3 ‘Life of Pi’ (2012)
There is so much brilliance to unpack when writing about Life of Pi. It has a little bit of everything from a deadly shipwreck to an amazing story of survival to the incredible evolution of a relationship between a boy and his unlikely group of passengers. M. Night Shyamalan and Alfonso Cuaron were both attached to the film to direct before it ultimately fell to Ang Lee who deftly takes to a watery setting (and won the Academy Award for Best Director) to deliver the harrowing tale of Pi Patel (Suraj Sarma) who is the only survivor of a sunken ship full of exotic animals.
Several of them make their way onto his small lifeboat, including a zebra, an orangutan, a spotted hyena, and a deadly Bengal tiger that Pi names “Richard Parker”. It’s an incredibly original and perfectly paced drama that fully develops the storyline of a unique bond between a boy and an exotic killer.
2 ‘Titanic’ (1997)
Jack and Rose, Rose and Jack – no matter how you say it, they are two halves of a whole in the 1997 blockbuster Titanic directed by James Cameron and starring Leonardo DiCaprio and Kate Winslet (Billy Zane makes the list for a second time in a great supporting role). There are love stories, and then there are tales of the heart that reach deep inside and take control of your emotions.

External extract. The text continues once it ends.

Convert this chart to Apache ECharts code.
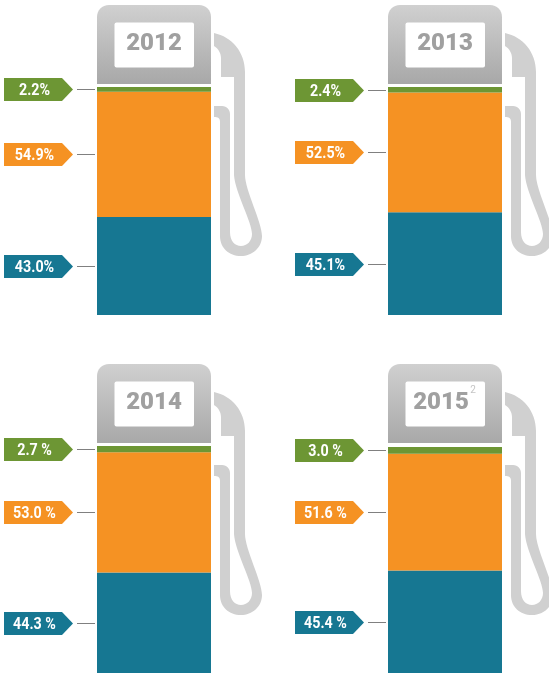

The fairy tale romance between stowaway Jack Dawson, and the up-and-coming debutante Rose DeWitt Bukater completely redefined the romance genre and also did a masterful job of blending in the based on real-life tragedy surrounding one of the most infamous shipwrecks of all time. Jack and Rose are the Rhett Butler and Scarlett O’Hara of modern film.
1 ‘Jaws’ (1975)
Do you think when Peter Benchley penned a novel called Jaws, he knew it would go on to become one of the biggest sea-shifting (see what we did there?) cinematic events in the history of film? Probably not. But Steven Spielberg’s adaptation of the hunt or a great white off the coast of Cape Cod that is terrorizing the residents of Amity revolutionized what we now refer to as the “summer blockbuster”.
Roy Scheider, Robert Shaw, and Richard Dreyfuss had no idea just how freaking big this killer predator they were stalking was, and that it was actually the shark that was stalking them. This is the reason we go to the movies and close to 50 years later, Jaws is still a terrific watch.